There is a horrid fascination about watching the unprecedented events in the global financial markets. The daily question is what is going to happen next and to whom? Whatever the latest twist and turn – commodity price rise, another fund heading into the arms of the receivers, banks bailing out each other, central banks and regulators struggling to regain control – treasurers not immediately caught up in the events will be ensuring as far as possible that their companies will not be drawn in.
The longer-term question is – when the markets ease themselves out of panic’s grip – what will be the consequences? Talk to the banking industry and it is impossible to avoid a new realism which could at times be mistaken for gloom. Yes, deals are being done, mostly by blue chips with cast-iron reputations, but even so there is no doubt that caution and prudence are the relearned watchwords being uttered by re-empowered credit committees.
The events of the past few years resemble a modern version of the emperor’s new clothes. Now we’ve all been caught out, the regulators are desperate to chart a course away from the current conditions. One common theme is a desire to tackle complexity. In our article on hedging on page 42, the point comes over loud and clear: if you don’t understand what the instrument is doing, and in particular are not completely aware of the downside risk, you should either find out or forget it. Good treasurers don’t give in to pressure to change their mind.
US Treasury Secretary Henry Paulson is trying to prescribe some new medicine to cure us of our current fever of market turmoil for good. More specifically, Paulson says he wants a complete overhaul of the market for mortgage derivatives and has criticised the complexity of the products.

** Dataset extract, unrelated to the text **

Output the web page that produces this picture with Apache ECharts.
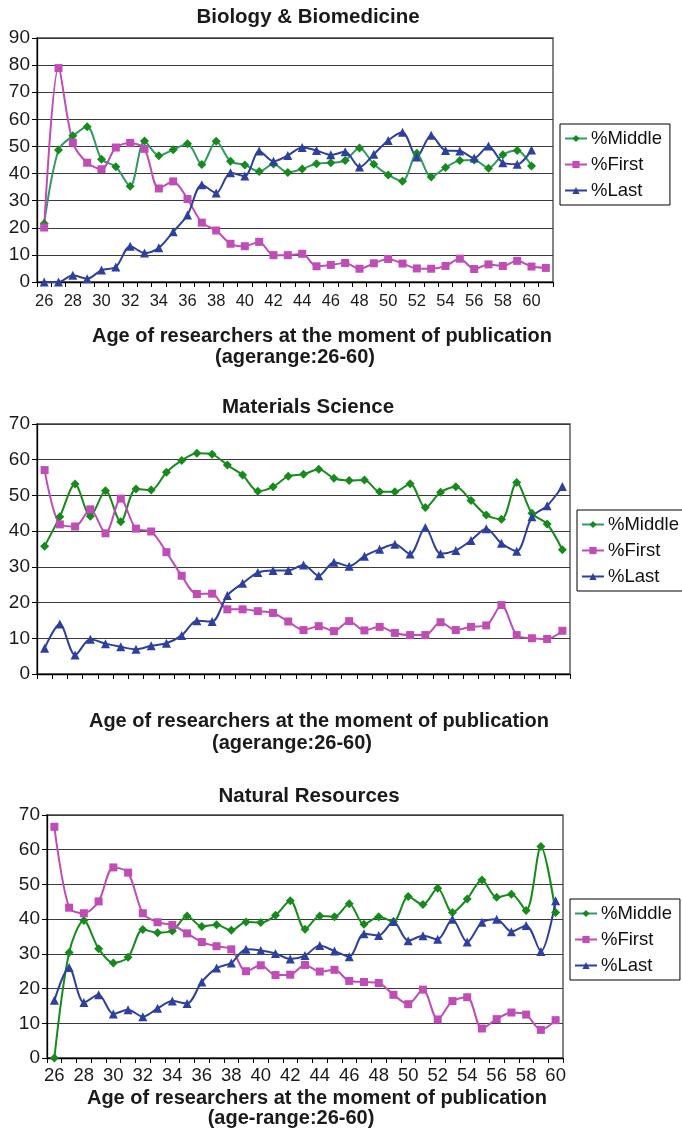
<!DOCTYPE html>
<html>
<head>
<meta charset="utf-8">
<script src="https://cdn.jsdelivr.net/npm/echarts@6/dist/echarts.min.js"></script>
<style>
html,body{margin:0;padding:0;background:#fff;}
#c{width:682px;height:1129px;}
</style>
</head>
<body>
<div id="c"></div>
<script>
// Categories (age of researchers)
const ages1 = ['26','27','28','29','30','31','32','33','34','35','36','37','38','39','40','41','42','43','44','45','46','47','48','49','50','51','52','53','54','55','56','57','58','59','60','61'];
const ages = ['26','27','28','29','30','31','32','33','34','35','36','37','38','39','40','41','42','43','44','45','46','47','48','49','50','51','52','53','54','55','56','57','58','59','60'];

// Biology & Biomedicine
const bioMiddle = [21.6,48.7,53.9,57.3,45.3,42.5,35.3,52.0,46.6,48.8,51.0,43.3,51.9,44.5,43.2,40.8,43.5,40.4,41.7,43.6,44.0,44.8,49.4,43.4,39.5,37.2,47.5,38.7,42.2,44.8,45.0,42.0,46.9,48.5,42.8];
const bioFirst = [20.1,78.9,51.4,44.0,41.6,49.6,51.3,49.1,34.5,37.1,30.6,21.9,19.0,14.1,13.2,14.8,9.9,9.9,10.4,5.8,6.3,7.0,4.9,6.9,8.5,6.8,5.0,4.9,5.9,8.6,4.8,6.5,5.9,7.8,5.7,5.2];
const bioLast = [0,0,2.5,1.2,4.4,5.5,13.2,10.7,12.6,18.5,24.7,35.9,32.8,40.3,39.1,48.3,44.5,46.7,49.6,48.5,46.9,48.0,42.4,47.1,52.2,55.2,46.1,54.1,48.5,48.3,45.7,50.2,44.0,43.4,48.7];

// Materials Science
const matMiddle = [35.8,44.0,53.2,44.2,51.3,42.6,51.8,51.5,56.5,59.8,61.8,61.5,58.5,55.7,51.2,52.4,55.4,55.9,57.3,54.8,54.2,54.3,51.0,51.0,53.3,46.6,50.9,52.4,48.6,44.5,43.3,53.6,45.0,42.0,34.8];
const matFirst = [57.1,41.9,41.3,46.1,39.4,49.1,40.7,39.9,34.1,27.5,22.4,22.5,18.1,18.1,17.6,17.1,14.7,12.3,13.4,12.0,14.8,12.2,13.2,11.5,10.9,10.9,14.5,12.3,13.2,13.6,19.3,10.9,10.0,9.8,12.1];
const matLast = [7.2,14.0,5.3,9.7,8.5,7.6,6.9,7.9,8.6,10.8,14.9,14.7,22.0,25.4,28.4,29.0,29.0,30.5,27.5,31.3,30.2,33.0,34.9,36.3,33.6,41.0,33.7,34.6,37.4,40.7,36.6,34.4,44.0,47.1,52.5];

// Natural Resources
const natMiddle = [0,30.4,39.6,31.5,27.4,29.0,37.0,36.1,36.6,40.9,37.9,38.4,36.8,39.2,39.0,41.1,45.3,37.1,40.9,40.7,44.4,38.5,40.7,39.3,46.5,44.2,48.9,41.9,45.8,51.3,46.3,47.2,42.5,60.9,41.9];
const natFirst = [66.6,43.3,41.7,45.1,54.9,53.4,41.7,39.1,38.3,35.9,33.4,32.2,31.3,25.0,26.7,23.9,24.0,26.8,24.9,25.4,22.2,21.9,21.6,18.2,15.5,19.7,11.1,16.4,17.5,8.5,11.2,13.1,12.5,8.1,10.9];
const natLast = [16.6,26.1,16.0,18.2,12.7,13.9,11.9,14.3,16.4,15.7,21.9,25.9,27.4,31.3,31.0,30.1,28.5,29.5,32.4,30.8,29.2,35.8,35.3,39.3,33.8,35.2,34.2,40.0,33.4,39.1,40.0,36.4,38.2,30.7,45.3];

const seriesNames = ['%Middle','%First','%Last'];
const chartTitles = ['Biology & Biomedicine','Materials Science','Natural Resources'];
const axisTitle = 'Age of researchers at the moment of publication';
const axisSubTitles = ['(agerange:26-60)','(agerange:26-60)','(age-range:26-60)'];

const FONT = "'Liberation Sans', Arial, Helvetica, sans-serif";
const GREEN = '#178a1c', GREEN_LINE1 = '#2f9a62', MAG = '#c04cb6', BLUE = '#2d3f9f';

const chart = echarts.init(document.getElementById('c'), null, {renderer:'canvas'});

const grids = [
  {left:37, top:38, width:516, height:244},
  {left:37, top:424, width:533, height:250},
  {left:47, top:815, width:516, height:243}
];

function xAx(i, data, showLabels, fs, margin){
  return {
    type:'category', gridIndex:i, data:data, boundaryGap:true,
    axisLine:{show:true, lineStyle:{color:'#000', width:1.3}},
    axisTick:{show:true, length:5, interval:0, lineStyle:{color:'#000'}},
    axisLabel:{show:showLabels, interval:1, fontSize:fs, color:'#1a1a1a', fontFamily:FONT, margin:margin},
    splitLine:{show:false}
  };
}
function yAx(i, max){
  return {
    type:'value', gridIndex:i, min:0, max:max, interval:10,
    axisLine:{show:true, lineStyle:{color:'#000', width:1.3}},
    axisTick:{show:true, length:5, lineStyle:{color:'#000'}},
    axisLabel:{fontSize:19, color:'#1a1a1a', fontFamily:FONT, margin:7},
    splitLine:{show:true, lineStyle:{color:'#3a3a3a', width:1.2}}
  };
}
function ser(name, idx, data, color, lineColor, symbol, size){
  return {
    name:name, type:'line', xAxisIndex:idx, yAxisIndex:idx, data:data,
    smooth:0.3, symbol:symbol, symbolSize:size, showSymbol:true, showAllSymbol:true,
    lineStyle:{color:lineColor, width:2},
    itemStyle:{color:color, borderColor:color, borderWidth:0},
    emphasis:{disabled:true}, animation:false, z:3
  };
}
function legend(left, top){
  return {
    data:seriesNames, orient:'vertical', left:left, top:top,
    borderColor:'#000', borderWidth:1, padding:[5,8,5,4],
    itemWidth:22, itemHeight:9, itemGap:7, backgroundColor:'#fff',
    textStyle:{fontSize:18.5, color:'#111', fontFamily:FONT, padding:[0,0,0,-1]}
  };
}
function txt(text, x, y, size, bold){
  return {type:'text', x:x, y:y, silent:true, style:{text:text, fill:'#1a1a1a', align:'center', verticalAlign:'middle', font:(bold?'bold ':'')+size+'px '+FONT}};
}

const option = {
  backgroundColor:'#fff',
  animation:false,
  grid: grids.map(g => Object.assign({show:true, borderColor:'#444', borderWidth:1.3, backgroundColor:'transparent'}, g)),
  xAxis:[xAx(0, ages1, true, 16.5, 11), xAx(1, ages, false, 16, 8), xAx(2, ages, true, 18.5, 8)],
  yAxis:[yAx(0, 90), yAx(1, 70), yAx(2, 70)],
  legend:[legend(560, 124), legend(577, 510), legend(570, 899)],
  series:[
    ser(seriesNames[0], 0, bioMiddle, GREEN, GREEN_LINE1, 'diamond', 9),
    ser(seriesNames[1], 0, bioFirst, MAG, MAG, 'rect', 8),
    ser(seriesNames[2], 0, bioLast, BLUE, BLUE, 'triangle', 9),
    ser(seriesNames[0], 1, matMiddle, GREEN, GREEN, 'diamond', 9),
    ser(seriesNames[1], 1, matFirst, MAG, MAG, 'rect', 8),
    ser(seriesNames[2], 1, matLast, BLUE, BLUE, 'triangle', 9),
    ser(seriesNames[0], 2, natMiddle, GREEN, GREEN, 'diamond', 9),
    ser(seriesNames[1], 2, natFirst, MAG, MAG, 'rect', 8),
    ser(seriesNames[2], 2, natLast, BLUE, BLUE, 'triangle', 9)
  ],
  graphic:[
    txt(chartTitles[0], 308, 17, 20.5, true),
    txt(axisTitle, 322, 336, 20, true),
    txt(axisSubTitles[0], 295, 357, 20, true),
    txt(chartTitles[1], 308, 407, 20.5, true),
    txt(axisTitle, 319, 721, 20, true),
    txt(axisSubTitles[1], 292, 743, 20, true),
    txt(chartTitles[2], 309, 796, 20.5, true),
    txt(axisTitle, 317, 1098, 20, true),
    txt(axisSubTitles[2], 291, 1118, 20, true)
  ]
};
chart.setOption(option);
</script>
</body>
</html>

For him complexity is the enemy of both transparency and market efficiency.
His comments weren’t greeted with universal approval in the US, but European Commission boss Charlie McCreevy is also tackling complexity and transparency. McCreevy argues that financial innovation in itself is a good thing because it facilitates the more efficient hedging and dispersion of risk, the better management of capital and liquidity, and generally enables financial products to more closely match the needs of market participants. If he is right, the problem isn’t financial innovation, but the understanding of what exactly has been innovated. The opportunities and products that financial innovation spawns have implications for virtually every dimension of risk: regulatory, documentary, credit, market, operational, and last but not least reputational risk.
McCreevy points out that from the board room to the dealing room, the understanding of the nature of the risks associated with innovative financial products and techniques – and the way they are managed and measured – has fallen too far behind the pace of innovation itself. This lack of understanding must be addressed at regulator, supervisor and boardroom level. It seems the only realistic course: we can’t turn back time and uninvent these products. The only option is greater control through greater knowledge.